Queens of the big scream
It’s a role as old as storytelling itself and one that cinema has taken to spine-chilling lengths. As Halloween creeps upon us, who were the great Hollywood hair-raising heroines?
NO FILM GENRE has developed such an unshakable series of conventions and traditions as has the horror film. Long before Wes Craven directed Scream, a cinematic essay on slasher-movie protocol, students of film had pored over treatises on the rules governing cinematic slaughter.
The first shock must come within 20 minutes of the opening credits. The gap-toothed chap in the garage will always warn of disaster at the abandoned mansion. In recent years some electronic disturbance ensures that no mobile phone can function. Then we have the durable notion of the scream queen. Commedia dell’arte must have its clowns and cinema of the macabre needs its screeching women.

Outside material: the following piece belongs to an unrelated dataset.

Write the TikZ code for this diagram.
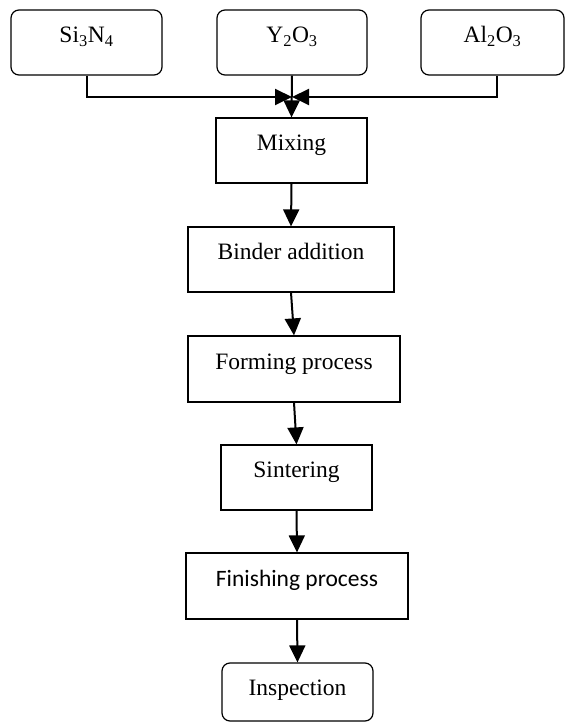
\documentclass[tikz,border=0pt]{standalone}
\usepackage{fontspec}
\setmainfont{Liberation Serif}
\newfontfamily\calibrilike{Carlito}
\usetikzlibrary{arrows.meta}
\begin{document}
\begin{tikzpicture}[x=1pt,y=-1pt,
  box/.style={draw=black, line width=1.2pt, fill=white, inner sep=0pt,
    minimum height=65pt, text height=16pt, text depth=16pt,
    font=\fontsize{23.5}{27}\selectfont},
  rbox/.style={box, rounded corners=8pt},
  conn/.style={line width=2pt, -{Triangle[width=16pt,length=17pt]}},
  plain/.style={line width=2pt}]
\useasboundingbox (0,0) rectangle (565,722);
% top inputs
\node[rbox, minimum width=151pt] (si) at (86.5,42.5) {Si\textsubscript{3}N\textsubscript{4}};
\node[rbox, minimum width=150pt] (yo) at (292,42.5) {Y\textsubscript{2}O\textsubscript{3}};
\node[rbox, minimum width=143pt] (al) at (492.5,42.5) {Al\textsubscript{2}O\textsubscript{3}};
% process steps
\node[box, minimum width=151pt] (mix) at (291.5,150.5) {Mixing};
\node[box, minimum width=206pt] (bind) at (291,259.5) {Binder addition};
\node[box, minimum width=212pt, minimum height=66pt] (form) at (294,369) {Forming process};
\node[box, minimum width=151pt] (sint) at (296.5,477.5) {Sintering};
\node[box, minimum width=222pt, minimum height=66pt, font=\calibrilike\fontsize{23.5}{27}\selectfont] (fin) at (297,586) {Finishing process};
\node[rbox, minimum width=151pt, minimum height=58pt, text depth=10pt] (insp) at (297.5,692) {Inspection};
% junction
\coordinate (j) at (292,97);
\coordinate (alout) at ([xshift=4.5pt]al.south);
\draw[conn] (si.south) |- (j);
\draw[conn] (alout) |- (j);
\draw[conn] (yo.south) -- (mix.north);
\draw[conn] (mix.south) -- (bind.north);
\draw[conn] (bind.south) -- (form.north);
\draw[conn] (form.south) -- (sint.north);
\draw[conn] (sint.south) -- (fin.north);
\draw[conn] (fin.south) -- (insp.north);
\end{tikzpicture}
\end{document}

As the Horrorthon Film Festival prepares to move into the Irish Film Institute for its annual orgy of blood-letting, we are reminded that actors construct careers around the shriek business. Danielle Harris, this year’s star guest, has bellowed through four films in the Halloween sequence. She has also graced two movies in the delightfully named Hatchet series. Barely a month goes by when she doesn’t get butchered for the benefit of late-night audiences. At this year’s Horrorthon she unveils her directorial debut, Among Friends.

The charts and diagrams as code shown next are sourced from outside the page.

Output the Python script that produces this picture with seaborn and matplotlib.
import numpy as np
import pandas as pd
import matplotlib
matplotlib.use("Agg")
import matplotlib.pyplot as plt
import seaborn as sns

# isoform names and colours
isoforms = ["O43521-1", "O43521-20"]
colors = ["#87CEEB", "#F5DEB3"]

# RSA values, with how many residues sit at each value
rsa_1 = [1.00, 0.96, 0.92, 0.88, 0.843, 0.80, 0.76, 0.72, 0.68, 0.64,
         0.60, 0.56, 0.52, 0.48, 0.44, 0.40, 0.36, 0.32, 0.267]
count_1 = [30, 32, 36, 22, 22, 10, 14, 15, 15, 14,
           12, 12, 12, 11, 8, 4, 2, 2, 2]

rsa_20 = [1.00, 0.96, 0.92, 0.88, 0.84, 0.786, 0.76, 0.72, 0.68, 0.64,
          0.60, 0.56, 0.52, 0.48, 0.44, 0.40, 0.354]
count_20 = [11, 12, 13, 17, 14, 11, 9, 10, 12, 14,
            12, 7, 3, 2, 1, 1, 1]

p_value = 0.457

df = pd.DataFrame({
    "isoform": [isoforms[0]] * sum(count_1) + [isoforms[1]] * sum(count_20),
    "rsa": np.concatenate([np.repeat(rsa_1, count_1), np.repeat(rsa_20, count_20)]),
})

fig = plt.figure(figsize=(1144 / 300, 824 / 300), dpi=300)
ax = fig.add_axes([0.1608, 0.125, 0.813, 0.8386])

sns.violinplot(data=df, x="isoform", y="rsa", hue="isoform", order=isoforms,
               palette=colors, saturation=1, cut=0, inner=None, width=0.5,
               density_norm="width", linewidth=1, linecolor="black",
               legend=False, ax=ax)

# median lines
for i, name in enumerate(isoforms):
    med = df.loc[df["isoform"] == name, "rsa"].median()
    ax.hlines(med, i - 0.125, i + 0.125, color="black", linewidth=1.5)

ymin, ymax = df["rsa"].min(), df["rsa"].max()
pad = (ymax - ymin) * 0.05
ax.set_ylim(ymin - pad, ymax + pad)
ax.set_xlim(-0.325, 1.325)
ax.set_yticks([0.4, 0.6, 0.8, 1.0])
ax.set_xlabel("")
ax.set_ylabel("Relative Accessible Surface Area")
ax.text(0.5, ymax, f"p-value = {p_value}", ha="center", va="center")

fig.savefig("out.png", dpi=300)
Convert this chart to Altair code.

“As long as the phrase is not used in a bad way I am happy with ‘scream queen’,” says Harris, who succeeded Jamie Lee Curtis as mistress of the Halloween films. Speaking from a horror convention in Las Vegas, she continues: “The phrase has changed over the past decade or so. Back in the day it was used for bad actresses in wet T-shirts running away from monsters who couldn’t act either. I think Jamie Lee did change that.”
The scream queen is a hot topic. Two upcoming movies offer studies of actors who, working under Alfred Hitchcock’s direction, helped define the profession for decades to come.
Julian Jarrold’s The Girl, with Sienna Miller as Tippi Hedren and Toby Jones as Hitchcock, is an examination of fraying, inappropriate relations on the set of The Birds; it screens on US television this weekend. Sacha Gervasi’s Hitchcock, focusing on Psycho and due for release in February, stars Anthony Hopkins in the title role and Scarlett Johansson as Janet Leigh. Much will be said about the dynamics of gender.
So what is a scream queen? The role is as old as storytelling itself. Countless fairy tales require a brave prince to rescue some poor damsel tied to a tree. Along the way various comforting stereotypes concerning male valour and female frailty are confirmed. Gothic novels of the 18th century were rarely complete without an unfortunate woman being imprisoned in a gloomy castle by a foreigner with a moustache.
The role began to formalise in cinema with cheap movie serials of the silent era. As the titles suggest, sequences such as The Perils of Pauline (1914) and The Exploits of Elaine (1914) propelled their titular heroines into any number of unfortunate scrapes. Once again some man in a safari suit was on hand to shove the dusky villain off the nearest cliff.